127
(Invited) Electrochemical Capacitors: Deconvolution into Capacitive and Pseudocapacitive Contributions By in-Situ Time-Resolved Optical Methods

Monday, 1 October 2018: 08:10
Galactic 4 (Sunrise Center)
D. Scherson (Case Western Reserve University)
Despite years of research questions still remain regarding the underlying physicochemical bases of charge storage in electrochemical capacitors. Much of the controversy centers around the nature of the processes responsible for this phenomenon. Work in our laboratories has focused on dynamic aspects of charge injection into IrOx(hyd) in strongly acid aqueous media, as monitored simultaneously by chronocoulometric and time-resolved differential reflectance techniques. We have taken full advantage of the electrochromic properties of these films which makes it possible to monitor changes in the oxidation state of the Ir sites in the films and thus resolve the electrochemical response in terms of its purely capacitive and pseudocapacitive components.

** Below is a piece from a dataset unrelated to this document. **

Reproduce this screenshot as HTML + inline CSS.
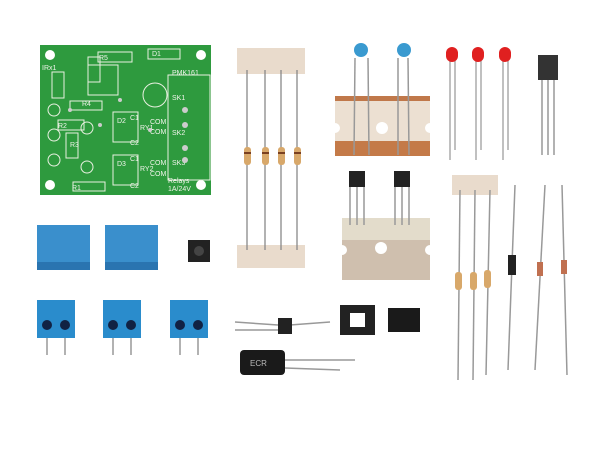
<!DOCTYPE html>
<html><head><style>html,body{margin:0;padding:0;background:#fff;width:600px;height:450px;overflow:hidden}</style></head>
<body>
<svg width="600" height="450" viewBox="0 0 600 450" xmlns="http://www.w3.org/2000/svg" font-family="Liberation Sans, sans-serif">
<rect width="600" height="450" fill="#fff"/>
<!-- PCB -->
<rect x="40" y="45" width="171" height="150" fill="#2e9a3e"/>
<g fill="#fff"><circle cx="50" cy="55" r="5"/><circle cx="201" cy="55" r="5"/><circle cx="50" cy="185" r="5"/><circle cx="201" cy="185" r="5"/></g>
<g fill="none" stroke="#e8f0e0" stroke-width="1">
<rect x="98" y="52" width="34" height="10"/><rect x="148" y="49" width="32" height="10"/>
<rect x="88" y="57" width="12" height="25"/>
<rect x="88" y="65" width="30" height="30"/>
<circle cx="155" cy="95" r="12"/><rect x="113" y="112" width="25" height="30"/><rect x="113" y="155" width="25" height="30"/>
<rect x="168" y="75" width="42" height="105"/><rect x="58" y="120" width="26" height="10"/><rect x="66" y="133" width="12" height="25"/>
<rect x="70" y="101" width="32" height="9"/><rect x="73" y="182" width="32" height="9"/>
<circle cx="54" cy="110" r="6"/><circle cx="54" cy="135" r="6"/><circle cx="54" cy="160" r="6"/><circle cx="87" cy="128" r="6"/><circle cx="87" cy="167" r="6"/>
<rect x="52" y="72" width="12" height="26"/>
</g>
<g fill="#f0f4ea" font-size="7">
<text x="42" y="70">IRx1</text><text x="99" y="60">R5</text><text x="152" y="56">D1</text><text x="172" y="75">PMK161</text>
<text x="82" y="106">R4</text><text x="58" y="128">R2</text><text x="70" y="147">R3</text><text x="72" y="190">R1</text>
<text x="117" y="123">D2</text><text x="117" y="166">D3</text>
<text x="130" y="120">C1</text><text x="140" y="130">RY1</text><text x="130" y="145">C2</text><text x="130" y="161">C1</text><text x="140" y="171">RY2</text><text x="130" y="188">C2</text>
<text x="150" y="124">COM</text><text x="150" y="134">COM</text><text x="150" y="165">COM</text><text x="150" y="176">COM</text>
<text x="172" y="100">SK1</text><text x="172" y="135">SK2</text><text x="172" y="165">SK3</text>
<text x="168" y="183">Relays</text><text x="168" y="191">1A/24V</text>
</g>
<g fill="#ccc"><circle cx="70" cy="110" r="2"/><circle cx="100" cy="125" r="2"/><circle cx="120" cy="100" r="2"/><circle cx="150" cy="130" r="2"/><circle cx="185" cy="110" r="3"/><circle cx="185" cy="125" r="3"/><circle cx="185" cy="148" r="3"/><circle cx="185" cy="160" r="3"/></g>
<!-- resistor strip -->
<rect x="237" y="48" width="68" height="26" fill="#e9dbcc"/>
<rect x="237" y="245" width="68" height="23" fill="#e9dbcc"/>
<g stroke="#888" stroke-width="1.3"><line x1="247" y1="70" x2="247" y2="250"/><line x1="265" y1="70" x2="265" y2="250"/><line x1="281" y1="70" x2="281" y2="250"/><line x1="297" y1="70" x2="297" y2="250"/></g>
<g fill="#d8a86a"><rect x="244" y="147" width="7" height="18" rx="3"/><rect x="262" y="147" width="7" height="18" rx="3"/><rect x="278" y="147" width="7" height="18" rx="3"/><rect x="294" y="147" width="7" height="18" rx="3"/></g>
<g fill="#7a4020"><rect x="244" y="152" width="7" height="2"/><rect x="262" y="152" width="7" height="2"/><rect x="278" y="152" width="7" height="2"/><rect x="294" y="152" width="7" height="2"/></g>
<!-- blue caps -->
<rect x="335" y="96" width="95" height="60" fill="#ece0d2"/>
<rect x="335" y="96" width="95" height="5" fill="#c0784a"/>
<rect x="335" y="141" width="95" height="15" fill="#c47a48"/>
<circle cx="382" cy="128" r="6" fill="#fff"/><circle cx="335" cy="128" r="5" fill="#fff"/><circle cx="430" cy="128" r="5" fill="#fff"/>
<g stroke="#999" stroke-width="1.5"><line x1="355" y1="58" x2="354" y2="155"/><line x1="368" y1="58" x2="369" y2="155"/><line x1="398" y1="58" x2="398" y2="155"/><line x1="408" y1="58" x2="409" y2="155"/></g>
<ellipse cx="361" cy="50" rx="7" ry="7" fill="#3a9ad0"/><ellipse cx="404" cy="50" rx="7" ry="7" fill="#3a9ad0"/>
<!-- LEDs -->
<g stroke="#aaa" stroke-width="1.5"><line x1="450" y1="60" x2="450" y2="160"/><line x1="455" y1="60" x2="455" y2="150"/><line x1="476" y1="60" x2="476" y2="160"/><line x1="481" y1="60" x2="481" y2="150"/><line x1="503" y1="60" x2="503" y2="160"/><line x1="508" y1="60" x2="508" y2="150"/></g>
<g fill="#e02020"><rect x="446" y="47" width="12" height="15" rx="6"/><rect x="472" y="47" width="12" height="15" rx="6"/><rect x="499" y="47" width="12" height="15" rx="6"/></g>
<!-- IR receiver -->
<rect x="538" y="55" width="20" height="25" fill="#333"/>
<g stroke="#999" stroke-width="1.5"><line x1="542" y1="80" x2="542" y2="155"/><line x1="548" y1="80" x2="548" y2="155"/><line x1="554" y1="80" x2="554" y2="155"/></g>
<!-- transistors with tape -->
<rect x="342" y="218" width="88" height="62" fill="#cfbfae"/>
<rect x="342" y="218" width="88" height="22" fill="#e3dccb"/>
<circle cx="381" cy="248" r="6" fill="#fff"/><circle cx="342" cy="250" r="5" fill="#fff"/><circle cx="430" cy="250" r="5" fill="#fff"/>
<g stroke="#999" stroke-width="1.5"><line x1="350" y1="180" x2="350" y2="225"/><line x1="357" y1="180" x2="357" y2="225"/><line x1="364" y1="180" x2="364" y2="225"/><line x1="395" y1="180" x2="395" y2="225"/><line x1="402" y1="180" x2="402" y2="225"/><line x1="409" y1="180" x2="409" y2="225"/></g>
<path d="M349 171h16v16h-16z" fill="#222"/><path d="M394 171h16v16h-16z" fill="#222"/>
<!-- right resistor strip -->
<rect x="452" y="175" width="46" height="20" fill="#e9dbcc"/>
<g stroke="#999" stroke-width="1.5"><line x1="460" y1="190" x2="458" y2="380"/><line x1="475" y1="190" x2="473" y2="380"/><line x1="490" y1="190" x2="486" y2="375"/></g>
<g fill="#d8a86a"><rect x="455" y="272" width="7" height="18" rx="3"/><rect x="470" y="272" width="7" height="18" rx="3"/><rect x="484" y="270" width="7" height="18" rx="3"/></g>
<!-- diodes -->
<g stroke="#999" stroke-width="1.5"><line x1="515" y1="185" x2="508" y2="370"/><line x1="545" y1="185" x2="535" y2="370"/><line x1="562" y1="185" x2="567" y2="375"/></g>
<rect x="508" y="255" width="8" height="20" fill="#222"/><rect x="537" y="262" width="6" height="14" fill="#c07050"/><rect x="561" y="260" width="6" height="14" fill="#c07050"/>
<!-- relays -->
<rect x="37" y="225" width="53" height="45" fill="#3a8fcc"/><rect x="105" y="225" width="53" height="45" fill="#3a8fcc"/>
<rect x="37" y="262" width="53" height="8" fill="#2a74b0"/><rect x="105" y="262" width="53" height="8" fill="#2a74b0"/>
<!-- push button -->
<rect x="188" y="240" width="22" height="22" fill="#222"/><circle cx="199" cy="251" r="5" fill="#444"/>
<!-- terminal blocks -->
<g fill="#2a8ccc">
<rect x="37" y="300" width="38" height="38"/><rect x="103" y="300" width="38" height="38"/><rect x="170" y="300" width="38" height="38"/></g>
<g fill="#124"><circle cx="47" cy="325" r="5"/><circle cx="65" cy="325" r="5"/><circle cx="113" cy="325" r="5"/><circle cx="131" cy="325" r="5"/><circle cx="180" cy="325" r="5"/><circle cx="198" cy="325" r="5"/></g>
<g stroke="#999" stroke-width="1.5"><line x1="47" y1="338" x2="47" y2="355"/><line x1="65" y1="338" x2="65" y2="355"/><line x1="113" y1="338" x2="113" y2="355"/><line x1="131" y1="338" x2="131" y2="355"/><line x1="180" y1="338" x2="180" y2="355"/><line x1="198" y1="338" x2="198" y2="355"/></g>
<!-- small transistor -->
<g stroke="#999" stroke-width="1.5"><line x1="235" y1="322" x2="278" y2="325"/><line x1="235" y1="330" x2="278" y2="330"/><line x1="290" y1="325" x2="330" y2="322"/></g>
<rect x="278" y="318" width="14" height="16" fill="#222"/>
<!-- IC socket & IC -->
<rect x="340" y="305" width="35" height="30" fill="#222"/><rect x="350" y="313" width="15" height="14" fill="#fff"/>
<rect x="388" y="308" width="32" height="24" fill="#1a1a1a"/>
<!-- electrolytic -->
<g stroke="#999" stroke-width="1.5"><line x1="285" y1="360" x2="355" y2="360"/><line x1="285" y1="368" x2="340" y2="370"/></g>
<rect x="240" y="350" width="45" height="25" rx="4" fill="#1a1a1a"/>
<text x="250" y="366" fill="#bbb" font-size="8">ECR</text>
</svg>
</body></html>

Shown in the figure below are plots of ΔR/R vs time (left ordinate) and the integrated charge, Q, based on the integration of the current (right ordinate), following potential steps between (Eini → Efin) (left panels) and (Efin → Eini) (right panels) for Eini = 0.20 V and Efin = 0.67 (upper panels) and Efin = 0.60 V (lower panels). The ordinates in the two curves in each panel were adjusted so as to match the initial and final values of ΔR/R and Q. It is important to stress is that the measured time constants for both the charge and optical measurements are on the order of a few tenths of seconds, and thus much longer than the RC time constant estimated based on the electrode dimensions and conductivity of the electrolyte (see above), which would yield values on the order a fraction of a ms.

Careful inspection of these curves (as well as those involving all other values of Efin examined, revealed two important features:

  1. the oxidation process is faster than the subsequent reduction, and, most importantly,
  2. the rate at which total charge injection and release occurs, as judged by the electrochemical data, appears faster than that at which the Ir sites undergo redox transitions, as evidenced from the optical data. This phenomenon strongly suggests that charge can be stored in the film involving both non-redox (fast) and redox (slow) sites.